Democrats may not actually be interested in solving a fight over immigration reform that stands in the way of passing a defense budget and averting a government shutdown this week, said Rep. Mac Thornberry, R-Texas, the House Armed Services Committee chairman.

Thornberry blamed Democrats for playing political games with concerns over military funding and children of illegal immigrants who are losing protections under the Deferred Action for Childhood Arrivals policy.

“I am increasingly concerned on the DACA deal that some people might not want to resolve the issue. They may rather have the issue out there because they think it’s to their political advantage,” he told reporters during a breakfast roundtable on Tuesday. “They still say expressly they’re not going to vote for military funding until DACA is resolved, but they may not want to resolve DACA because they are getting political benefit out of it.”

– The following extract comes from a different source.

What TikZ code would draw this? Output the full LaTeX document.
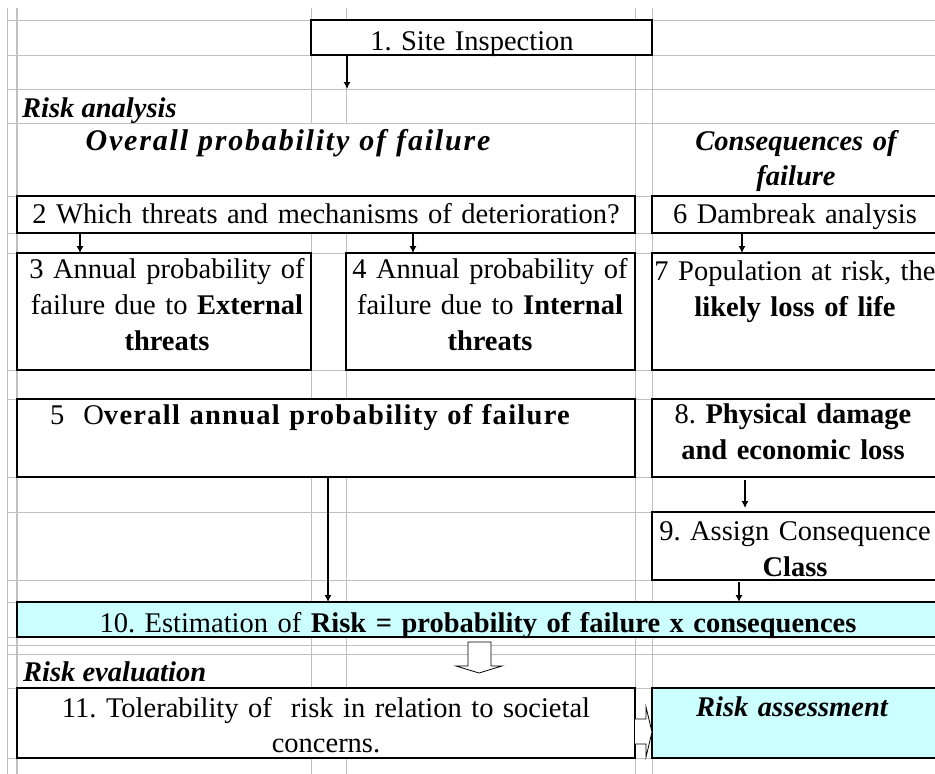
\documentclass[tikz,border=0pt]{standalone}
\usepackage{fontspec}
\setmainfont{Liberation Serif}
\usetikzlibrary{arrows.meta}
\frenchspacing

\begin{document}
\begin{tikzpicture}[x=1pt, y=-1pt, >={Latex[length=7pt, width=7pt]},
    font=\fontsize{28.5}{36}\selectfont]
\definecolor{gridgray}{RGB}{192,192,192}
\definecolor{riskcyan}{RGB}{204,255,255}
\tikzset{
    grid line/.style={gridgray, line width=1pt},
    cell/.style={draw, line width=1.2pt, fill=white, anchor=north west, inner sep=0pt, outer sep=0pt},
    cell text/.style={anchor=base, align=center, text width=800pt, inner sep=0pt},
    head text/.style={cell text, font=\fontsize{28.5}{35}\selectfont\bfseries\itshape},
    flow/.style={->, line width=1.1pt},
    block arrow/.style={draw, fill=white, line width=0.8pt, line join=miter}
}
\useasboundingbox (0,0) rectangle (935,774);
\clip (0,0) rectangle (935,774);
% sheet grid
\foreach \y in {20,55,89,123,196,233,253,370,399,477,512,580,602,637,645,654,688,758}
    \draw[grid line] (7,\y) -- (935,\y);
\foreach \x in {7,311,346,635,652}
    \draw[grid line] (\x,8) -- (\x,774);
\draw[grid line, line width=1.7pt] (17,8) -- (17,774);
\fill[white] (18,124) rectangle (634,195);
% boxes
\node[cell, minimum width=341pt, minimum height=35pt] (b1) at (311,20) {};
\node[cell, minimum width=618pt, minimum height=37pt] (b2) at (17,196) {};
\node[cell, minimum width=290pt, minimum height=37pt] (b6) at (652,196) {};
\node[cell, minimum width=294pt, minimum height=117pt] (b3) at (17,253) {};
\node[cell, minimum width=289pt, minimum height=117pt] (b4) at (346,253) {};
\node[cell, minimum width=290pt, minimum height=117pt] (b7) at (652,253) {};
\node[cell, minimum width=618pt, minimum height=78pt] (b5) at (17,399) {};
\node[cell, minimum width=290pt, minimum height=78pt] (b8) at (652,399) {};
\node[cell, minimum width=290pt, minimum height=68pt] (b9) at (652,512) {};
\node[cell, fill=riskcyan, minimum width=925pt, minimum height=35pt] (b10) at (17,602) {};
\node[cell, minimum width=618pt, minimum height=70pt] (b11) at (17,688) {};
\node[cell, fill=riskcyan, minimum width=290pt, minimum height=70pt] (assess) at (652,688) {};
% texts
\node[cell text] (t1) at (472,50) {1. Site Inspection};
\node[cell text, font=\fontsize{28.5}{35}\selectfont\bfseries\itshape, anchor=base west, text width=] (analysis) at (22,117) {Risk analysis};
\node[head text, font=\fontsize{30}{35}\selectfont\bfseries\itshape\addfontfeatures{LetterSpace=6}] (prob) at (288,150) {Overall probability of failure};
\node[head text] (cons) at (796,150) {Consequences of\\failure};
\node[cell text] (t2) at (326,223) {2 Which threats and mechanisms of deterioration?};
\node[cell text] (t6) at (795,223) {6 Dambreak analysis};
\node[cell text] (t3) at (167,278) {3 Annual probability of\\failure due to \textbf{External}\\\textbf{threats}};
\node[cell text] (t4) at (490,278) {4 Annual probability of\\failure due to \textbf{Internal}\\\textbf{threats}};
\node[cell text] (t7) at (795,280) {7 Population at risk, the\\\textbf{likely loss of life}};
\node[cell text] (t5) at (310,424) {5\ \ O{\bfseries\addfontfeatures{LetterSpace=4.5}verall annual probability of failure}};
\node[cell text] (t8) at (793,423) {8. \textbf{Physical damage}\\\textbf{and economic loss}};
\node[cell text] (t9) at (795,540) {9. Assign Consequence\\\textbf{Class}};
\node[cell text] (t10) at (478,632) {10. Estimation of \textbf{Risk = probability of failure x consequences}};
\node[cell text, font=\fontsize{28.5}{35}\selectfont\bfseries\itshape, anchor=base west, text width=] (evaluation) at (23,681) {Risk evaluation};
\node[cell text, font=\fontsize{28.5}{35}\selectfont] (t11) at (326,717) {11. Tolerability of\ \ risk in relation to societal\\concerns.};
\node[head text] (tassess) at (792,716) {Risk assessment};
% connectors
\coordinate (c1) at (347,89);
\coordinate (p3) at (80,0);
\coordinate (p4) at (413,0);
\coordinate (p7) at (742,0);
\coordinate (p9) at (745,0);
\coordinate (p10a) at (328,0);
\coordinate (p10b) at (739,0);
\draw[flow] (b1.south -| c1) -- (c1);
\draw[flow] (b2.south -| p3) -- (b3.north -| p3);
\draw[flow] (b2.south -| p4) -- (b4.north -| p4);
\draw[flow] (b6.south -| p7) -- (b7.north -| p7);
\draw[flow, shorten <=3pt, shorten >=4pt] (b8.south -| p9) -- (b9.north -| p9);
\draw[flow, shorten <=2pt] (b9.south -| p10b) -- (b10.north -| p10b);
\draw[flow] (b5.south -| p10a) -- (b10.north -| p10a);
% block arrows
\draw[block arrow] (468,642) -- (491,642) -- (491,666) -- (502,666) -- (479,673)
    -- (456,666) -- (468,666) -- cycle;
\draw[block arrow] (635,719) -- (646,719) -- (646,707) -- (652,732) -- (646,757)
    -- (646,744) -- (635,744);
\end{tikzpicture}
\end{document}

Congress has just over three days to either pass a budget deal that could hike defense spending, pass another temporary funding measure, or face a partial government shutdown that could cause a major headache for the Pentagon.

“I don’t know what the situation will be over the course of the week. I really think a full agreement is very possible and it is very possible in a short about of time,” Thornberry said. “The question is, do people want an agreement or do they want to have an issue? That is the question I don’t know the answer to.”

House Speaker Paul Ryan has said another continuing resolution — the fourth since September — will likely be needed to give more time for negotiations and for Congress to draft an omnibus appropriations legislation based on levels of defense and non-defense spending.

A new stopgap measure would likely last into mid-February.

Thornberry, who holds sway over defense hawks in the House, opposed a continuing resolution in September and has been a major critic of the CRs, which can delay maintenance and bar the military from starting new programs.

But he voted in support of the last CR passed in December and said Tuesday that he was still undecided about any new one.

“We’ll see what the situation is,” he said.

Thornberry also said he has not talked with the Pentagon about any so-called “anomalies,” or added funding for specific items, that it may want included in another CR. A stopgap passed last month included $4.7 billion for emergency defense needs such as ship repair and missile defense.

“One of the points I’ve tried to make to all my colleagues is there is no number of ‘anomalies’ that can fix the damage that a CR causes. You just can’t do it,” Thornberry said. “So, the idea that you could just give us a little of this and a little of that and the CR wouldn’t be so bad is blatantly not true.”